3. When and Where I Enter: The Impact of Black Women on Race and Sex in America by Paula Giddings. This book was exactly what I had hoped it would be, an interesting book on a subject I knew very little about, women’s rights in America from the perspective of black women. I think I underlined something on every page. (I was an out-of-control underliner/highlighter for many years.) This book also taught me about discrimination within minority groups — here was an entire class of people that was discriminated against by all men, black and white, and was also discriminated against by whites. It was eye-opening in the same way Spike Lee’s School Daze was eye-opening. (That movie in part addresses discrimination among blacks based on lightness of skin color.) I had done the perhaps typical white boy delving into Richard Wright and the black experience but that was mostly focused on black men. By the way, Richard Wright is really just another Holden Caulfield, isn’t he? Is he a popular writer because he represents the black experience or because he’s an outsider and we all go through our outsider phase? Or do we love him twice as much as an outsider because he is black? Anyway, this was a good book.

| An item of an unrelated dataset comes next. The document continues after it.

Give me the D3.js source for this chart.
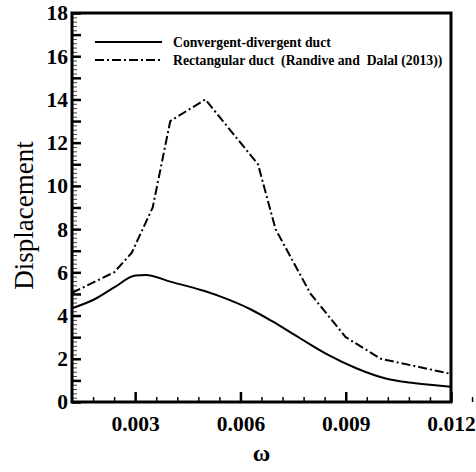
<!DOCTYPE html>
<html>
<head>
<meta charset="utf-8">
<script src="https://cdn.jsdelivr.net/npm/d3@7"></script>
<style>
  body { margin: 0; background: #fff; }
  svg { display: block; }
  .tick text { font-family: "Liberation Serif", "Times New Roman", serif; font-weight: bold; font-size: 21.5px; fill: #000; }
</style>
</head>
<body>
<svg id="chart"></svg>
<script>
// omega values and displacement for each duct
const convOmega = [0.0012, 0.0018, 0.0024, 0.0030, 0.0033, 0.0040, 0.0049, 0.0054, 0.0063, 0.0069, 0.0077, 0.0085, 0.0093, 0.0102, 0.0108, 0.0114, 0.0120];
const convDisp  = [4.34, 4.72, 5.3, 5.85, 5.88, 5.57, 5.17, 4.9, 4.28, 3.74, 2.95, 2.18, 1.56, 1.06, 0.9, 0.8, 0.71];
const rectOmega = [0.0012, 0.0024, 0.0029, 0.0035, 0.0040, 0.0050, 0.0065, 0.0070, 0.0080, 0.0090, 0.0100, 0.0120];
const rectDisp  = [5.05, 6.0, 6.9, 9.0, 13.0, 14.0, 11.0, 8.0, 5.0, 3.0, 2.0, 1.3];
const xTicks = [0.003, 0.006, 0.009, 0.012];
const yTicks = [0, 2, 4, 6, 8, 10, 12, 14, 16, 18];
const seriesNames = ["Convergent-divergent duct", "Rectangular duct  (Randive and  Dalal (2013))"];

const width = 476, height = 472;
const margin = { top: 13, right: 25, bottom: 70, left: 72 };

const svg = d3.select("#chart").attr("width", width).attr("height", height);

const x = d3.scaleLinear().domain([0.0012, 0.012]).range([margin.left, width - margin.right]);
const y = d3.scaleLinear().domain([0, 18]).range([height - margin.bottom, margin.top]);

const dashDot = "9,3,2,3";

// minor ticks on y (every 0.2), thin
const yMinor = d3.range(0, 18.001, 0.2).filter(v => Math.abs(v - Math.round(v)) > 1e-6);
svg.append("g")
  .attr("transform", `translate(${margin.left},0)`)
  .call(d3.axisLeft(y).tickValues(yMinor).tickSize(-5).tickFormat(""))
  .call(g => g.select(".domain").remove())
  .selectAll(".tick line").attr("stroke", "#444").attr("stroke-width", 1);

// unit ticks on y
svg.append("g")
  .attr("transform", `translate(${margin.left},0)`)
  .call(d3.axisLeft(y).tickValues(d3.range(1, 18, 2)).tickSize(-9).tickFormat(""))
  .call(g => g.select(".domain").remove())
  .selectAll(".tick line").attr("stroke-width", 2.5);

// labelled y axis
svg.append("g")
  .attr("transform", `translate(${margin.left},0)`)
  .call(d3.axisLeft(y).tickValues(yTicks).tickSize(-9).tickPadding(4))
  .call(g => g.select(".domain").remove())
  .selectAll(".tick line").attr("stroke-width", 2.5);

// minor ticks on x (every 0.0006)
const xMinor = d3.range(1, 20).map(i => 0.0012 + i * 0.0006).filter(v => xTicks.every(t => Math.abs(t - v) > 1e-7));
svg.append("g")
  .attr("transform", `translate(0,${height - margin.bottom})`)
  .call(d3.axisBottom(x).tickValues(xMinor).tickSize(-5).tickFormat(""))
  .call(g => g.select(".domain").remove())
  .selectAll(".tick line").attr("stroke-width", 1.5);

svg.append("g")
  .attr("transform", `translate(0,${height - margin.bottom})`)
  .call(d3.axisBottom(x).tickValues(xTicks).tickSize(-10).tickPadding(14).tickFormat(d3.format(".3f")))
  .call(g => g.select(".domain").remove())
  .selectAll(".tick line").attr("stroke-width", 2.5);

// curves
const convData = convOmega.map((w, i) => [w, convDisp[i]]);
const rectData = rectOmega.map((w, i) => [w, rectDisp[i]]);

svg.append("path")
  .datum(convData)
  .attr("fill", "none")
  .attr("stroke", "#000")
  .attr("stroke-width", 2)
  .attr("d", d3.line().x(d => x(d[0])).y(d => y(d[1])).curve(d3.curveMonotoneX));

svg.append("path")
  .datum(rectData)
  .attr("fill", "none")
  .attr("stroke", "#000")
  .attr("stroke-width", 2)
  .attr("stroke-dasharray", dashDot)
  .attr("d", d3.line().x(d => x(d[0])).y(d => y(d[1])));

// frame
svg.append("rect")
  .attr("x", margin.left)
  .attr("y", margin.top)
  .attr("width", width - margin.right - margin.left)
  .attr("height", height - margin.bottom - margin.top)
  .attr("fill", "none")
  .attr("stroke", "#000")
  .attr("stroke-width", 3);

// legend
const legend = svg.append("g").attr("transform", "translate(95,42)");
seriesNames.forEach((name, i) => {
  legend.append("line")
    .attr("x1", 0).attr("x2", 67)
    .attr("y1", i * 18).attr("y2", i * 18)
    .attr("stroke", "#000")
    .attr("stroke-width", 2)
    .attr("stroke-dasharray", i === 1 ? dashDot : null);
  legend.append("text")
    .attr("x", 78)
    .attr("y", i * 18 + 5)
    .attr("xml:space", "preserve")
    .style("white-space", "pre")
    .style("font-family", "'Liberation Serif', serif")
    .style("font-weight", "bold")
    .style("font-size", "13.7px")
    .text(name);
});

// axis titles
svg.append("text")
  .attr("transform", `translate(33,${(margin.top + height - margin.bottom) / 2 + 8}) rotate(-90)`)
  .attr("text-anchor", "middle")
  .style("font-family", "'Liberation Serif', serif")
  .style("font-size", "27px")
  .text("Displacement");

svg.append("text")
  .attr("x", (margin.left + width - margin.right) / 2)
  .attr("y", 461)
  .attr("text-anchor", "middle")
  .style("font-family", "'Liberation Serif', serif")
  .style("font-weight", "bold")
  .style("font-size", "24px")
  .text("ω");
</script>
</body>
</html>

Each dorm also had a recommended book. My dorm’s book was The City of Joy by Dominique Lapierre. I loved this book! It was a story of immense human suffering but also showed the power of the human spirit, the will to survive. Before college, I had spent a couple weeks visiting my brother in Senegal where he was in the Peace Corps. I had also spent some time in Juarez, Mexico on a youth work trip with my church. The City of Joy went a long way to helping me make sense of what I had seen in Senegal and Juarez. I think The City of Joy was one of the top five most influential books of my college career, maybe even my life.

So those are the books Stanford thought would best prepare me for the late 20th century college experience. My Dad’s bookshelf still holds a copy of The Arrow in the Blue. One of these days I’ll read it. What books would you have incoming frosh read today?